ALLOUEZ — During a press briefing Jan. 17 to announce the release of 47 names of priests with substantiated allegations of sexual abuse of a minor, Bishop David Ricken apologized to victims-survivors.
“The release of these names may open up old wounds and create new hurt,” he said in his opening statement. “For this I am profoundly sorry. But I want to recognize the victims-survivors for their strength over the years in coming forward to tell their stories. The hurt they endured at the hands of their perpetrators cannot be undone. I could apologize, but more importantly, I need to show them through action that we are being open and addressing this issue head-on.”
Bishop Ricken also said the priorities that were outlined in the seven “Action Steps to Accountability,” which were published Sept. 7, 2018, in The Compass, still remain.
“The victims-survivors and their families are my greatest concern,” he said. “To all of the victims-survivors and their family members, please know that you will be in my prayers, especially in these coming days.” Bishop Ricken invited abuse victims “who have been suffering in your pain and silence” to come forward and share their story, either with the diocesan Safe Environment Office or with Catholic Charities.

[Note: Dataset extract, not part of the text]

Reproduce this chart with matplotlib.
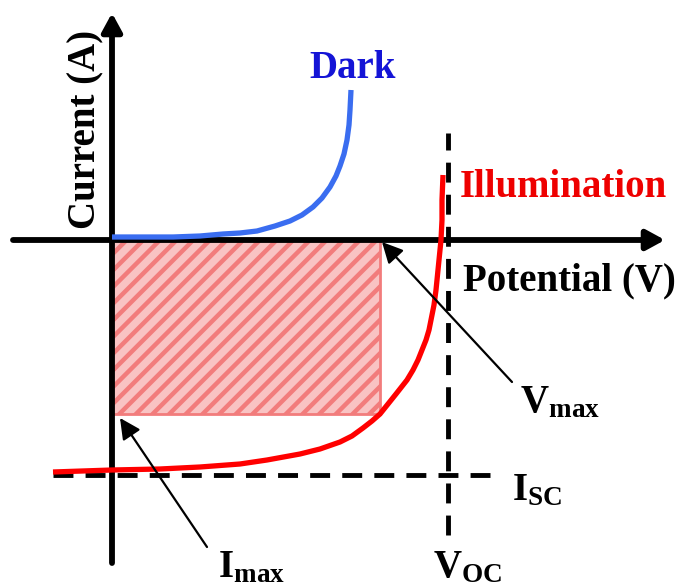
import matplotlib
matplotlib.use('Agg')
import matplotlib.pyplot as plt
from matplotlib.patches import Rectangle

plt.rcParams['font.family'] = ['Liberation Serif', 'DejaVu Serif']
plt.rcParams['font.weight'] = 'bold'
plt.rcParams['mathtext.fontset'] = 'custom'
plt.rcParams['mathtext.rm'] = 'Liberation Serif:bold'
plt.rcParams['mathtext.it'] = 'Liberation Serif:bold'
plt.rcParams['mathtext.bf'] = 'Liberation Serif:bold'
plt.rcParams['hatch.linewidth'] = 3.2

# dark I-V curve (potential, current), arbitrary units
dark_v = [0.00, 0.38, 0.61, 0.88, 1.11, 1.28, 1.45, 1.63, 1.78, 1.90,
          2.01, 2.10, 2.18, 2.24, 2.28, 2.32, 2.35, 2.37, 2.38, 2.39]
dark_i = [0.03, 0.03, 0.03, 0.04, 0.06, 0.07, 0.09, 0.14, 0.19, 0.25,
          0.33, 0.42, 0.53, 0.64, 0.74, 0.86, 1.00, 1.15, 1.30, 1.50]

# illuminated I-V curve
light_v = [-0.59, 0.00, 0.48, 0.88, 1.28, 1.55, 1.88, 2.08, 2.28, 2.40,
           2.51, 2.60, 2.68, 2.76, 2.84, 2.95, 3.01, 3.06, 3.10, 3.14,
           3.17, 3.19, 3.22, 3.24, 3.26, 3.27, 3.29, 3.30, 3.30, 3.31]
light_i = [-2.32, -2.30, -2.29, -2.27, -2.24, -2.20, -2.14, -2.09, -2.02, -1.96,
           -1.88, -1.81, -1.74, -1.64, -1.54, -1.40, -1.30, -1.20, -1.10, -1.00,
           -0.90, -0.80, -0.65, -0.50, -0.30, -0.20, 0.00, 0.20, 0.40, 0.65]

# characteristic points
v_oc, i_sc = 3.36, -2.35
v_max, i_max = 2.68, -1.74

fig = plt.figure(figsize=(6.8, 5.87), dpi=100)
ax = fig.add_axes([0, 0, 1, 1])
ax.set_xlim(-1.12, 5.68)
ax.set_ylim(-3.47, 2.40)
ax.axis('off')

# maximum power rectangle
ax.add_patch(Rectangle((0, i_max), v_max, -i_max, facecolor='#f9c3c3',
                       edgecolor='#f27c7c', hatch='//', lw=2, zorder=1))

# dashed guide lines for Voc and Isc
ax.plot([v_oc, v_oc], [-2.95, 1.07], color='k', lw=3.5,
        dashes=(4.1, 2.5), zorder=2)
ax.plot([-0.59, 3.78], [i_sc, i_sc], color='k', lw=3.5,
        dashes=(4.1, 2.5), zorder=2)

# coordinate axes with arrow heads
axis_arrow = dict(arrowstyle='-|>,head_length=0.55,head_width=0.3',
                  lw=4.2, color='k', shrinkA=0, shrinkB=0,
                  mutation_scale=20)
ax.annotate('', xy=(5.53, 0), xytext=(-0.99, 0), arrowprops=axis_arrow, zorder=3)
ax.annotate('', xy=(0, 2.27), xytext=(0, -3.23), arrowprops=axis_arrow, zorder=3)

ax.plot(dark_v, dark_i, color='#3a6df0', lw=3.8, solid_capstyle='butt',
        solid_joinstyle='round', zorder=4)
ax.plot(light_v, light_i, color='#ff0000', lw=3.8, solid_capstyle='butt',
        solid_joinstyle='round', zorder=4)

# pointers to Vmax and Imax
ptr = dict(arrowstyle='-|>,head_length=0.9,head_width=0.45', lw=1.6,
           color='k', shrinkA=0, shrinkB=0, mutation_scale=14)
ax.annotate('', xy=(2.70, -0.02), xytext=(4.00, -1.42), arrowprops=ptr, zorder=5)
ax.annotate('', xy=(0.08, -1.78), xytext=(0.95, -3.07), arrowprops=ptr, zorder=5)

fs = 28
ax.text(2.41, 1.62, 'Dark', color='#1414d6', fontsize=fs, ha='center', va='baseline')
ax.text(3.48, 0.43, 'Illumination', color='#ee0000', fontsize=fs, ha='left', va='baseline')
ax.text(3.51, -0.50, 'Potential (V)', color='k', fontsize=fs, ha='left', va='baseline')
ax.text(-0.26, 1.11, 'Current (A)', color='k', fontsize=fs, rotation=90,
        ha='center', va='center')

ax.text(4.08, -1.72, r'$\mathrm{V}_{\mathrm{max}}$', fontsize=fs, ha='left', va='baseline')
ax.text(4.00, -2.60, r'$\mathrm{I}_{\mathrm{SC}}$', fontsize=fs, ha='left', va='baseline')
ax.text(1.06, -3.37, r'$\mathrm{I}_{\mathrm{max}}$', fontsize=fs, ha='left', va='baseline')
ax.text(3.21, -3.37, r'$\mathrm{V}_{\mathrm{OC}}$', fontsize=fs, ha='left', va='baseline')

fig.savefig('out.png', dpi=100)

“With the disclosure of this list of clergy, a new chapter begins,” stated Bishop Ricken. “A chapter that is about openness, and a chapter that can set a course toward healing to all those who have been hurt by the church.”
Tammy Basten, diocesan chancellor, described how the investigative firm, Defenbaugh & Associates of Kaufman, Texas, was hired in late 2018 to conduct a review of diocesan priest and deacon files to identify allegations of sexual abuse of a minor. The final results were presented on Dec. 13 to the diocesan Independent Review Board, which recommended that Bishop Ricken release the list of names, she said.

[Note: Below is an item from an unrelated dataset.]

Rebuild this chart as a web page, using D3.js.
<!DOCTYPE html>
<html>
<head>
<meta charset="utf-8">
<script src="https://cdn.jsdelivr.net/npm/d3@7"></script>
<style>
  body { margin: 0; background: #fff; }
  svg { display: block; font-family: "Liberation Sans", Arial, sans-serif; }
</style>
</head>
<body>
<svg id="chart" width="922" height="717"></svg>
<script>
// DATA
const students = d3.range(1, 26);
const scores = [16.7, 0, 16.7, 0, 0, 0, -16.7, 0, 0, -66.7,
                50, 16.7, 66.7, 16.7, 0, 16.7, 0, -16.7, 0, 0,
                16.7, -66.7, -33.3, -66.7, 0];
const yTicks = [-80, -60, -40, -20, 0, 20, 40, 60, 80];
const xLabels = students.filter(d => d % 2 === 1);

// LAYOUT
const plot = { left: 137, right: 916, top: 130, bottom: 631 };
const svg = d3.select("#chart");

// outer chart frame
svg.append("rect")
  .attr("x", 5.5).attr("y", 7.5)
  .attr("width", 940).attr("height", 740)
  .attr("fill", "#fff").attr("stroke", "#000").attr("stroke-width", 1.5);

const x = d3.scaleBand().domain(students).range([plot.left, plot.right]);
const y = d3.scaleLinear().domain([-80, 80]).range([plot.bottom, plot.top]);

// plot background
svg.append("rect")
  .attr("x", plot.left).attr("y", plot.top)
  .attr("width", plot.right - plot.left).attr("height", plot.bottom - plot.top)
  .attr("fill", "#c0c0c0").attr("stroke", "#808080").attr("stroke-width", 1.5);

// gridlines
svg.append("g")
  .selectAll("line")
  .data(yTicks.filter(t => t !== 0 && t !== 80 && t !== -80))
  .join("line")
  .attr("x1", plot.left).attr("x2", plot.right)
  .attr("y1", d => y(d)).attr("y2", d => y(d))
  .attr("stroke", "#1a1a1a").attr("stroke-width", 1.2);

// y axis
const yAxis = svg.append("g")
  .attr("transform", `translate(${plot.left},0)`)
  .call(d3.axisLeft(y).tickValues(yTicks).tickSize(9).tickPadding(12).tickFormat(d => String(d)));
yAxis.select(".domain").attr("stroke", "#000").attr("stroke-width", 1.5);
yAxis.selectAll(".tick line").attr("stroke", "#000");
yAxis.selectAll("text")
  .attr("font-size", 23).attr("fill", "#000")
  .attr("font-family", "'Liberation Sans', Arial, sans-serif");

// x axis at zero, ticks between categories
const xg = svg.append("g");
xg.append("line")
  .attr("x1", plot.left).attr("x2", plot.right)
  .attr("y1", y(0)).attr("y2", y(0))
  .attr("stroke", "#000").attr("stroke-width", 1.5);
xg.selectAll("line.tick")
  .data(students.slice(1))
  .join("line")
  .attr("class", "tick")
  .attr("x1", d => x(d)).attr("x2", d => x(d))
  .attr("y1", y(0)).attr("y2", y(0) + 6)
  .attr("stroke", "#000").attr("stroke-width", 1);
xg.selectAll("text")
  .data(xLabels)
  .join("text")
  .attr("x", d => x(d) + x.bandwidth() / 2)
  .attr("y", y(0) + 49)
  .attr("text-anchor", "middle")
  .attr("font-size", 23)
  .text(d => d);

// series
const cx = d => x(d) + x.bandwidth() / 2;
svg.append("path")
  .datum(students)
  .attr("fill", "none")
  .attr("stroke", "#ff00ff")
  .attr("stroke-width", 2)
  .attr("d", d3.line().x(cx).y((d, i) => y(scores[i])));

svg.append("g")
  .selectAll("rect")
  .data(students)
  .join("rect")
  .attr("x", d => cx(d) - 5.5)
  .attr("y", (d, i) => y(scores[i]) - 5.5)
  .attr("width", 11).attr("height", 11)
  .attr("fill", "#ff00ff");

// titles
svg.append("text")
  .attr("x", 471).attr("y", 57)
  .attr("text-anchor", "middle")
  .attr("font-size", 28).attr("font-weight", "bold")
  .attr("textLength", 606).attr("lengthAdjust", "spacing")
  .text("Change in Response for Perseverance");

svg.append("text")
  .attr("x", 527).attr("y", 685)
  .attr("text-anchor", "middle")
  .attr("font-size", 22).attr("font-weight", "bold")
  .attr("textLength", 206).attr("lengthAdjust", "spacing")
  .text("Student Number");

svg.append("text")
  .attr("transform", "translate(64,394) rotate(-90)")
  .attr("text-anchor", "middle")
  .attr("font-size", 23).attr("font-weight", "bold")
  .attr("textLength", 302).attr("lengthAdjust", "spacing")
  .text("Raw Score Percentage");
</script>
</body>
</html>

“This list includes diocesan priests … directly accountable to the bishop,” said Basten. “Priests who are part of a religious order, such as the Norbertines or Franciscans, are accountable to their superiors within the order.”
Basten said that when the diocese receives an allegation of abuse by a religious order priest, “this information is immediately turned over to the religious order, which is also responsible for contacting authorities and investigating the priest.” The diocese also encourages the alleged victim to contact law enforcement authorities, she said.

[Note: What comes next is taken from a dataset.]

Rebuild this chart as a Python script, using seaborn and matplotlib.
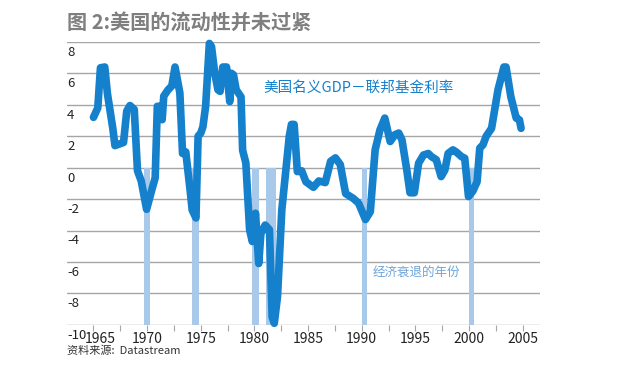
import numpy as np
import pandas as pd
import seaborn as sns
import matplotlib.pyplot as plt
import matplotlib.transforms as mtransforms

# ------------------- DATA -------------------

years = [1965.0, 1965.4, 1965.65, 1966.05, 1966.3, 1966.8, 1967.0, 1967.8, 1968.1, 1968.4,
         1968.8, 1969.1, 1969.45, 1969.95, 1970.4, 1970.75, 1970.95, 1971.2, 1971.4, 1971.55,
         1971.95, 1972.3, 1972.6, 1973.05, 1973.3, 1973.6, 1974.0, 1974.2, 1974.55, 1974.75,
         1975.0, 1975.2, 1975.45, 1975.8, 1976.0, 1976.3, 1976.6, 1976.8, 1977.05, 1977.4,
         1977.7, 1977.85, 1978.05, 1978.3, 1978.75, 1978.9, 1979.2, 1979.55, 1979.8, 1980.1,
         1980.4, 1980.6, 1981.0, 1981.4, 1981.65, 1981.85, 1982.15, 1982.55, 1982.9, 1983.25,
         1983.45, 1983.7, 1984.0, 1984.4, 1984.8, 1985.5, 1986.0, 1986.6, 1987.1, 1987.55,
         1988.0, 1988.5, 1989.2, 1989.7, 1990.35, 1990.8, 1991.25, 1991.7, 1992.15, 1992.65,
         1993.1, 1993.45, 1993.75, 1994.2, 1994.5, 1994.9, 1995.3, 1995.75, 1996.2, 1996.5,
         1996.95, 1997.4, 1997.75, 1998.05, 1998.5, 1998.8, 1999.3, 1999.6, 1999.95, 2000.35,
         2000.75, 2001.0, 2001.3, 2001.6, 2002.1, 2002.7, 2003.25, 2003.45, 2003.9, 2004.4,
         2004.7, 2004.85]
spread = [3.2, 3.8, 6.35, 6.4, 4.7, 2.5, 1.4, 1.6, 3.6, 3.95,
          3.7, -0.2, -0.85, -2.65, -1.5, -0.65, 3.9, 3.9, 3.05, 4.55,
          4.95, 5.2, 6.4, 4.75, 0.9, 1.0, -1.4, -2.7, -3.2, 2.0,
          2.2, 2.6, 3.9, 7.9, 7.7, 6.0, 4.95, 4.85, 6.4, 6.4,
          4.2, 6.0, 5.9, 4.95, 4.5, 1.1, 0.3, -3.95, -4.7, -2.9,
          -6.1, -4.2, -3.65, -3.95, -9.5, -9.9, -8.2, -2.7, -0.35, 2.0,
          2.75, 2.75, -0.25, -0.2, -0.9, -1.25, -0.85, -0.95, 0.4, 0.62,
          0.2, -1.65, -1.95, -2.25, -3.3, -2.8, 1.13, 2.4, 3.15, 1.66,
          2.1, 2.2, 1.77, -0.15, -1.6, -1.6, 0.28, 0.8, 0.9, 0.7,
          0.5, -0.57, -0.15, 0.9, 1.13, 1.0, 0.7, 0.6, -1.84, -1.5,
          -0.9, 1.24, 1.45, 2.0, 2.5, 4.95, 6.4, 6.4, 4.5, 3.15,
          3.04, 2.5]

# recession bars (start, end) as drawn in the chart
rec_start = [1969.75, 1974.2, 1979.8, 1981.1, 1990.0, 2000.0]
rec_end = [1970.3, 1974.8, 1980.4, 1982.0, 1990.5, 2000.5]

y_ticks = [8, 6, 4, 2, 0, -2, -4, -6, -8, -10]
x_labels = [1965, 1970, 1975, 1980, 1985, 1990, 1995, 2000, 2005]

df = pd.DataFrame({"year": years, "spread": spread})

# ------------------- STYLE -------------------

sns.set_theme(style="white")
plt.rcParams['font.family'] = ['Noto Sans CJK SC', 'DejaVu Sans']

line_blue = "#1580cc"
bar_blue = "#a9c9ea"
grid_gray = "#a6a6a6"

fig = plt.figure(figsize=(6.4, 3.84), dpi=100)
ax = fig.add_axes([0.105, 0.154, 0.739, 0.737])

# ------------------- PLOT -------------------

for s, e in zip(rec_start, rec_end):
    ax.bar((s + e) / 2, -10, width=e - s, bottom=0, color=bar_blue, zorder=1, linewidth=0)

for v in y_ticks:
    ax.axhline(v, color=grid_gray, lw=1.0, zorder=0.5)

sns.lineplot(data=df, x="year", y="spread", ax=ax, color=line_blue, lw=5.5,
             estimator=None, zorder=3, solid_joinstyle="round", solid_capstyle="round",
             clip_on=False)

ax.set_xlim(1962.55, 2006.63)
ax.set_ylim(-10, 8)
for sp in ax.spines.values():
    sp.set_visible(False)

ax.set_xticks(x_labels)
ax.set_xticklabels([str(y) for y in x_labels], fontsize=10, color="#222222")
ax.set_xticks([y + 2.5 for y in x_labels[:-1]], minor=True)
ax.tick_params(axis="x", which="both", direction="out", length=4, width=0.8,
               color=grid_gray, pad=1, bottom=True)
# first year label is nudged right, clear of the "-10"
first = ax.get_xticklabels()[0]
first.set_transform(first.get_transform() + mtransforms.ScaledTranslation(7 / 100, 0, fig.dpi_scale_trans))
ax.set_yticks([])
ax.set_xlabel("")
ax.set_ylabel("")

# y labels sit just under each gridline, at the left edge
trans = mtransforms.blended_transform_factory(ax.transAxes, ax.transData)
for v in y_ticks:
    ax.text(0.0, v - 0.25, str(v), transform=trans, ha="left", va="top",
            fontsize=9.5, color="#222222")

ax.text(1980.85, 5.07, "美国名义GDP－联邦基金利率", fontsize=10.5, color=line_blue,
        ha="left", va="center", fontweight="medium")
ax.text(1991.0, -6.7, "经济衰退的年份", fontsize=9, color="#6fa4d8",
        ha="left", va="center")

fig.text(0.105, 0.943, "图 2:美国的流动性并未过紧", fontsize=14.5, color="#7f7f7f",
         fontweight="bold", ha="left", va="center")
fig.text(0.105, 0.086, "资料来源:  Datastream", fontsize=8, color="#333333",
         ha="left", va="center")

fig.savefig("out.png", dpi=100)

Basten also said that the diocese has “strongly recommended” to religious orders serving in the diocese that they complete a full review of their own priest files “with the objective to release the names of the priests publicly who have had a substantiated allegation of sexual abuse of a minor.”
Fr. John Girotti’s role as vicar for canonical services involves undertaking internal investigations of priests accused of sexual abuse. He told reporters that the diocese follows the directives set out by the U.S. Conference of Catholic Bishops in their 2002 Charter for the Protection of Children and Young People.
“All allegations received by the diocese are taken seriously and investigated as thoroughly as possible,” he said.
“It is important to state that there are currently no known priests serving in active ministry in the Diocese of Green Bay who have had a substantiated allegation of sexual abuse of a minor against them,” said Fr. Girotti.
The list of names is divided into two sections, said Fr. Girotti. The first list includes names of 37 diocesan priests with substantiated allegations investigated while the priest was alive, or who had multiple substantiated allegations received and investigated after the priest’s death.
The second section includes names of 10 priests against whom a single substantiated allegation was received after the priest’s death. Fr. Girotti added that only 46 names would be publicly released because of a pending legal review of one case. He added that the number of people abused by the priests totaled 98.
“The majority of the priests whose names are on the list are already deceased,” Fr. Girotti said. “Of those still living, some have been civilly tried and convicted. Others were unable to be prosecuted civilly because of statutes of limitation in civil law. However, the diocese turned over each and every name to the district attorney of the county where the alleged abuse had taken place. Additionally, all priests still living, whose names are on the list, are permanently removed from ministry.”
Fr. Girotti added that victims-survivors and their families are the diocese’s greatest concern. “It is important for us to remember that in the midst of all of this, a child was hurt. Children were harmed and this must never happen again,” he said.
In closing remarks, Bishop Ricken said that, while the past cannot be changed, “we can only learn from it and pledge to never repeat it.”
“I pledge, as shepherd of all of the souls in the 16 counties that make up the Diocese of Green Bay, that we will practice openness. We will continue to turn over all substantiated allegations of sexual abuse of a minor to the proper civil authorizes for investigation and we will continue a zero tolerance policy of any abuser reported,” he said.
Bishop Ricken offered several action steps that will begin or continue in the diocese. The first step will be two workshops offered by Catholic Charities in conjunction with Trauma Recovery Associates of Portage, Mich.
“We will conduct two workshops for area parish personnel, spiritual caregivers and mental health professionals and practitioners,” he said. (See story about the workshops on page 6.)
Bishop Ricken said the diocese will continue holding its annual healing prayer services for victims-survivors in April, as well as special retreats hosted by Journey of Hope.
“We will walk with all victims-survivors known today and those who may come forward in the days and weeks ahead,” said Bishop Ricken.